Wheezing, a high-pitched whistling sound that occurs when you breathe through narrowed breathing tubes, is a sign that you might be having breathing problems. While wheezing usually comes from the bronchial tubes, which are the small breathing tubes deep in your chest, it can sometimes be caused by a blockage in the larger airways, for example if you breathed in a foreign object.
To stop wheezing, you first have to find the source of the problem. There are many possible causes, including allergies (to a food, airborne allergen or insect bite or sting), asthma, bronchitis, pneumonia and other infections and smoking. Taking certain medications, particularly aspirin, may also cause wheezing. Wheezing can also be a sign of serious problems, such as heart failure, lung cancer and anaphylaxis, a severe and deadly allergic reaction. If you are wheezing, you should see your physician to help figure out the underlying cause of the symptom and how to treat it. If severe shortness of breath accompanies your wheezing, go immediately to the nearest emergency room.

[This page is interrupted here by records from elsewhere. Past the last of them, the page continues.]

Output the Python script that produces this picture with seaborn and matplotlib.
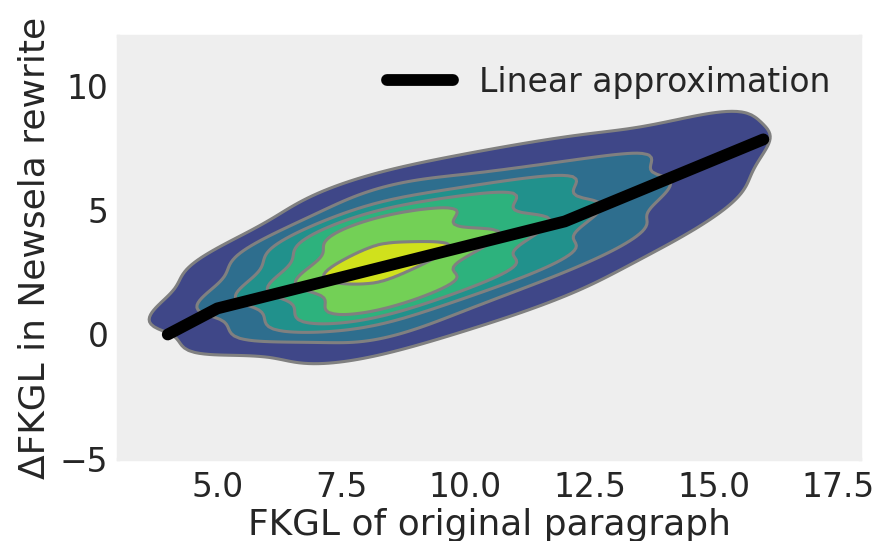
import numpy as np
import pandas as pd
import matplotlib
matplotlib.use("Agg")
import matplotlib.pyplot as plt
from matplotlib.colors import ListedColormap, BoundaryNorm
import seaborn as sns
from seaborn._statistics import KDE

# sample columns (FKGL of original) and the ridge of the density cloud
fkgl_cols = [4, 5, 6, 7, 8, 9, 10, 11, 12, 13, 14, 15, 16]
ridge_delta = [0.8, 1.35, 1.9, 2.35, 2.7, 3.2, 3.7, 4.2, 4.7, 5.3, 6.0, 6.9, 8.0]
row_offsets = [-3.0, -1.5, 0.0, 1.5, 3.0]

# relative weights, one list per row offset
w_low2 = [0.00, 0.02, 0.06, 0.15, 0.38, 0.23, 0.22, 0.18, 0.14, 0.12, 0.09, 0.08, 0.03]
w_low1 = [0.07, 0.19, 0.37, 0.60, 1.15, 0.70, 0.68, 0.56, 0.43, 0.32, 0.23, 0.22, 0.13]
w_mid = [0.20, 0.33, 0.52, 0.74, 1.35, 0.82, 0.80, 0.66, 0.50, 0.36, 0.26, 0.24, 0.22]
w_up1 = [0.07, 0.19, 0.37, 0.60, 1.15, 0.70, 0.68, 0.56, 0.43, 0.32, 0.23, 0.22, 0.13]
w_up2 = [0.00, 0.02, 0.06, 0.15, 0.38, 0.23, 0.22, 0.18, 0.14, 0.12, 0.09, 0.08, 0.03]

# piecewise linear approximation
line_x = [4.0, 5.0, 12.0, 16.0]
line_y = [0.0, 1.05, 4.55, 7.85]

rows = []
for off, ws in zip(row_offsets, [w_low2, w_low1, w_mid, w_up1, w_up2]):
    for x, r, w in zip(fkgl_cols, ridge_delta, ws):
        if w > 0:
            rows.append((x, r + off, w))
df = pd.DataFrame(rows, columns=["fkgl", "delta", "w"])

BW = 0.72
N_BANDS = 7  # evenly spaced density levels, lowest band left empty

# turn evenly spaced density levels into seaborn's iso-proportion levels
dens, _ = KDE(bw_adjust=BW)(df["fkgl"], df["delta"], weights=df["w"])
vals = dens.ravel()
levels = []
for k in range(1, N_BANDS):
    lev = vals.max() * k / N_BANDS
    levels.append(1 - vals[vals >= lev].sum() / vals.sum())
levels.append(1.0)

sns.set_theme(context="poster", style="dark", font_scale=1.08,
              rc={"axes.facecolor": "#EEEEEE", "axes.grid": False,
                  "axes.edgecolor": "#EEEEEE",
                  "xtick.major.size": 0, "ytick.major.size": 0,
                  "xtick.major.pad": 9, "ytick.major.pad": 7})

band_colors = [plt.cm.viridis(v) for v in [0.214, 0.357, 0.5, 0.643, 0.786, 0.929]]
band_cmap = ListedColormap(band_colors)

fig, ax = plt.subplots(figsize=(8.75, 5.41), dpi=100)
fig.subplots_adjust(left=0.135, right=0.983, top=0.933, bottom=0.152)

sns.kdeplot(data=df, x="fkgl", y="delta", weights="w", fill=True,
            levels=levels, cmap=band_cmap, bw_adjust=BW, ax=ax)
# one colour per band, whatever the density spacing of the levels
cs = ax.collections[-1]
cs.set_norm(BoundaryNorm(cs.levels, len(band_colors)))
cs.set_cmap(band_cmap)

sns.kdeplot(data=df, x="fkgl", y="delta", weights="w", fill=False,
            levels=levels, color="gray", linewidths=2.2, bw_adjust=BW, ax=ax)

sns.lineplot(x=line_x, y=line_y, color="black", lw=8.5,
             label="Linear approximation", ax=ax, solid_capstyle="round")

ax.set_xlim(3.0, 17.95)
ax.set_ylim(-5, 12)
ax.set_xticks([5.0, 7.5, 10.0, 12.5, 15.0, 17.5])
ax.set_yticks([-5, 0, 5, 10])
ax.set_xlabel("FKGL of original paragraph", labelpad=3)
ax.set_ylabel("ΔFKGL in Newsela rewrite", labelpad=6)
ax.legend(loc="upper right", frameon=False)

fig.savefig("out.png", dpi=100)
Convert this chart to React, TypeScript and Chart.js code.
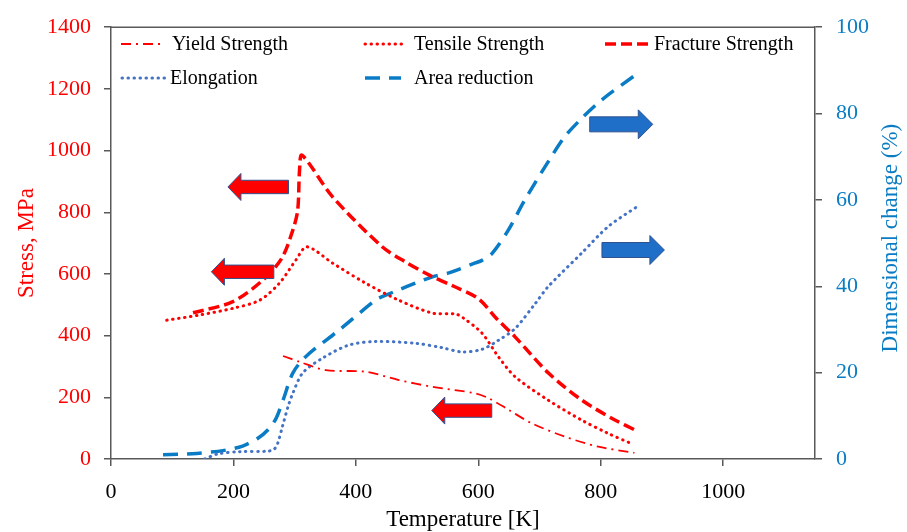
import React, { useEffect, useRef } from 'react';
import { Chart, registerables } from 'chart.js';

Chart.register(...registerables);

// ---- Data ----
const xTickValues = [0, 200, 400, 600, 800, 1000];

const yieldT = [281, 308, 351, 416, 470, 525, 595, 617, 650, 687, 742, 796, 855];
const yieldMPa = [334, 315, 288, 283, 256, 234, 213, 197, 159, 116, 72, 40, 20];

const tensileT = [91, 145, 200, 243, 275, 302, 320, 362, 416, 470, 525, 563, 575, 606, 633, 660, 714, 769, 810, 850];
const tensileMPa = [450, 467, 489, 515, 570, 645, 688, 635, 570, 515, 473, 470, 458, 408, 331, 267, 191, 126, 85, 50];

const fractureT = [134, 199, 248, 279, 297, 305, 308, 312, 362, 443, 480, 520, 560, 600, 630, 660, 715, 769, 820, 858];
const fractureMPa = [474, 510, 580, 651, 742, 807, 937, 985, 850, 688, 640, 596, 560, 520, 455, 396, 278, 191, 130, 92];

const elongT = [153, 175, 210, 255, 266, 272, 280, 290, 297, 313, 346, 389, 432, 497, 540, 573, 606, 633, 660, 693, 714, 769, 812, 861];
const elongPct = [0, 1.2, 1.7, 1.8, 2.2, 3.5, 7.5, 12.5, 15.2, 19.9, 23.4, 26.4, 27.2, 26.8, 25.8, 24.8, 25.4, 27.5, 30.2, 36.0, 39.9, 47.7, 53.8, 58.6];

const areaT = [85, 140, 185, 215, 240, 258, 270, 282, 297, 318, 373, 432, 443, 525, 552, 595, 606, 623, 649, 676, 714, 741, 769, 801, 861];
const areaPct = [1.0, 1.3, 2.0, 3.0, 4.8, 7.0, 9.5, 14.0, 19.9, 23.7, 29.9, 36.8, 37.6, 42.2, 43.1, 45.4, 46.0, 47.7, 53.0, 60.0, 68.8, 74.6, 78.9, 83.1, 89.4];

// Annotation arrows, in data units
const stressArrowTipT = [191, 164, 524];
const stressArrowTailT = [290, 266, 622];
const stressArrowMPa = [882, 607, 157];
const dimArrowTailT = [782, 802];
const dimArrowTipT = [885, 904];
const dimArrowPct = [77.5, 48.4];

const RED = '#FF0000';
const AXIS_BLUE = '#0A7CC4';
const ELONG_BLUE = '#4472C4';
const AREA_BLUE = '#0A7CC6';
const AXIS_GRAY = '#595959';
const FONT = '"Liberation Serif", "Times New Roman", serif';

const toXY = (xs: number[], ys: number[]) => xs.map((x, i) => ({ x, y: ys[i] }));

const seriesStyles = {
  yield: { color: RED, width: 1.8, dash: [10, 5, 2, 5], cap: 'butt' as CanvasLineCap },
  tensile: { color: RED, width: 3, dash: [0.5, 5.5], cap: 'round' as CanvasLineCap },
  fracture: { color: RED, width: 3.5, dash: [11, 5], cap: 'butt' as CanvasLineCap },
  elong: { color: ELONG_BLUE, width: 3, dash: [0.5, 5.5], cap: 'round' as CanvasLineCap },
  area: { color: AREA_BLUE, width: 3.5, dash: [15, 9], cap: 'butt' as CanvasLineCap },
};

const legendItems = [
  { label: 'Yield Strength', style: seriesStyles.yield, x0: 121, x1: 161, tx: 172, row: 0 },
  { label: 'Tensile Strength', style: seriesStyles.tensile, x0: 365, x1: 406, tx: 414, row: 0 },
  { label: 'Fracture Strength', style: seriesStyles.fracture, x0: 605, x1: 651, tx: 654, row: 0 },
  { label: 'Elongation', style: seriesStyles.elong, x0: 122, x1: 167, tx: 170, row: 1 },
  { label: 'Area reduction', style: seriesStyles.area, x0: 365, x1: 401, tx: 414, row: 1 },
];

const decorPlugin = {
  id: 'decor',
  afterDatasetsDraw(chart: any) {
    const { ctx, chartArea, scales } = chart;
    const xs = scales.x, ys = scales.y, y1 = scales.y1;
    ctx.save();
    // top border
    ctx.strokeStyle = AXIS_GRAY;
    ctx.lineWidth = 1.5;
    ctx.beginPath();
    ctx.moveTo(chartArea.left, chartArea.top);
    ctx.lineTo(chartArea.right, chartArea.top);
    ctx.stroke();

    const drawArrow = (tipX: number, tailX: number, y: number, hl: number, hh: number, sh: number, fill: string, stroke: string) => {
      const dir = tailX > tipX ? 1 : -1;
      const hb = tipX + dir * hl;
      ctx.beginPath();
      ctx.moveTo(tipX, y);
      ctx.lineTo(hb, y - hh);
      ctx.lineTo(hb, y - sh);
      ctx.lineTo(tailX, y - sh);
      ctx.lineTo(tailX, y + sh);
      ctx.lineTo(hb, y + sh);
      ctx.lineTo(hb, y + hh);
      ctx.closePath();
      ctx.fillStyle = fill;
      ctx.fill();
      ctx.strokeStyle = stroke;
      ctx.lineWidth = 1;
      ctx.setLineDash([]);
      ctx.stroke();
    };
    stressArrowTipT.forEach((t, i) => {
      drawArrow(xs.getPixelForValue(t), xs.getPixelForValue(stressArrowTailT[i]), ys.getPixelForValue(stressArrowMPa[i]), 13, 13.5, 6.7, '#FF0000', '#2F528F');
    });
    dimArrowTipT.forEach((t, i) => {
      drawArrow(xs.getPixelForValue(t), xs.getPixelForValue(dimArrowTailT[i]), y1.getPixelForValue(dimArrowPct[i]), 14.5, 14.5, 7.5, '#1F6FC8', '#2F528F');
    });

    // legend
    const rowY = [44, 78];
    ctx.font = `20px ${FONT}`;
    ctx.textBaseline = 'middle';
    ctx.textAlign = 'left';
    legendItems.forEach((it) => {
      const y = rowY[it.row];
      ctx.strokeStyle = it.style.color;
      ctx.lineWidth = it.style.width;
      ctx.lineCap = it.style.cap;
      ctx.setLineDash(it.style.dash);
      ctx.beginPath();
      ctx.moveTo(it.x0, y);
      ctx.lineTo(it.x1, y);
      ctx.stroke();
      ctx.setLineDash([]);
      ctx.fillStyle = '#000';
      ctx.fillText(it.label, it.tx, y + 1);
    });

    // right axis title (reads bottom to top)
    ctx.save();
    ctx.translate(891, (chartArea.top + chartArea.bottom) / 2 - 5);
    ctx.rotate(-Math.PI / 2);
    ctx.font = `23px ${FONT}`;
    ctx.fillStyle = AXIS_BLUE;
    ctx.textAlign = 'center';
    ctx.textBaseline = 'middle';
    ctx.fillText('Dimensional change (%)', 0, 0);
    ctx.restore();
    ctx.restore();
  },
};

function makeDataset(label: string, xs: number[], ys: number[], style: any, axis: string) {
  return {
    label,
    data: toXY(xs, ys),
    yAxisID: axis,
    borderColor: style.color,
    backgroundColor: style.color,
    borderWidth: style.width,
    borderDash: style.dash,
    borderCapStyle: style.cap,
    pointRadius: 0,
    pointHoverRadius: 0,
    fill: false,
    tension: 0.3,
  };
}

const plainTick = (v: any) => String(v);

export default function App() {
  const canvasRef = useRef<HTMLCanvasElement | null>(null);

  useEffect(() => {
    document.body.style.margin = '0';
    const canvas = canvasRef.current;
    if (!canvas) return;
    const gridCommon = {
      display: true,
      drawOnChartArea: false,
      drawTicks: true,
      tickLength: 7,
      color: AXIS_GRAY,
      lineWidth: 1.5,
    };
    const chart = new Chart(canvas, {
      type: 'line',
      data: {
        datasets: [
          makeDataset('Yield Strength', yieldT, yieldMPa, seriesStyles.yield, 'y'),
          makeDataset('Tensile Strength', tensileT, tensileMPa, seriesStyles.tensile, 'y'),
          makeDataset('Fracture Strength', fractureT, fractureMPa, seriesStyles.fracture, 'y'),
          makeDataset('Elongation', elongT, elongPct, seriesStyles.elong, 'y1'),
          makeDataset('Area reduction', areaT, areaPct, seriesStyles.area, 'y1'),
        ] as any,
      },
      options: {
        responsive: false,
        animation: false,
        devicePixelRatio: 1,
        events: [],
        layout: { padding: { top: 27, left: 0, right: 0, bottom: 0 } },
        plugins: {
          legend: { display: false },
          tooltip: { enabled: false },
        },
        scales: {
          x: {
            type: 'linear',
            min: 0,
            max: 1150,
            grid: gridCommon,
            border: { display: true, color: AXIS_GRAY, width: 1.5 },
            ticks: { stepSize: 200, color: '#000', font: { family: FONT, size: 22 }, padding: 13, maxRotation: 0, callback: plainTick },
            afterBuildTicks: (scale: any) => {
              scale.ticks = xTickValues.map((v) => ({ value: v }));
            },
            afterFit: (scale: any) => { scale.height = 73; },
            title: { display: true, text: 'Temperature [K]', color: '#000', font: { family: FONT, size: 23 }, padding: { top: 0, bottom: -2 } },
          },
          y: {
            type: 'linear',
            position: 'left',
            min: 0,
            max: 1400,
            grid: gridCommon,
            border: { display: true, color: AXIS_GRAY, width: 1.5 },
            ticks: { stepSize: 200, color: RED, font: { family: FONT, size: 22 }, padding: 13, callback: plainTick },
            afterFit: (scale: any) => { scale.width = 111; },
            title: { display: true, text: 'Stress, MPa', color: RED, font: { family: FONT, size: 23 }, padding: { top: 13, bottom: 0 } },
          },
          y1: {
            type: 'linear',
            position: 'right',
            min: 0,
            max: 100,
            grid: gridCommon,
            border: { display: true, color: AXIS_GRAY, width: 1.5 },
            ticks: { stepSize: 20, color: AXIS_BLUE, font: { family: FONT, size: 22 }, padding: 14, callback: plainTick },
            afterFit: (scale: any) => { scale.width = 92; },
          },
        },
      } as any,
      plugins: [decorPlugin],
    });
    return () => chart.destroy();
  }, []);

  return (
    <div style={{ width: 907, height: 532, background: '#fff' }}>
      <canvas ref={canvasRef} width={907} height={532} style={{ display: 'block' }} />
    </div>
  );
}
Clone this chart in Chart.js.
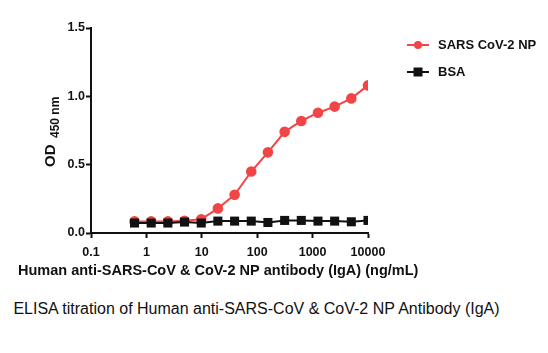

One way to help alleviate your wheezing is to sit in an area where the air is moist and heated, such as a room with a vaporizer or a bathroom with a hot shower running. If the wheezing is caused by allergies, stay away from things you're allergic to. If you smoke, quit. No matter what the cause of your wheezing, make sure to take any and all medications your doctor prescribes. These may include taking corticosteroids or using a nebulizer or respiratory inhaler, which will help relax and open up your airways, allowing you to breathe more easily.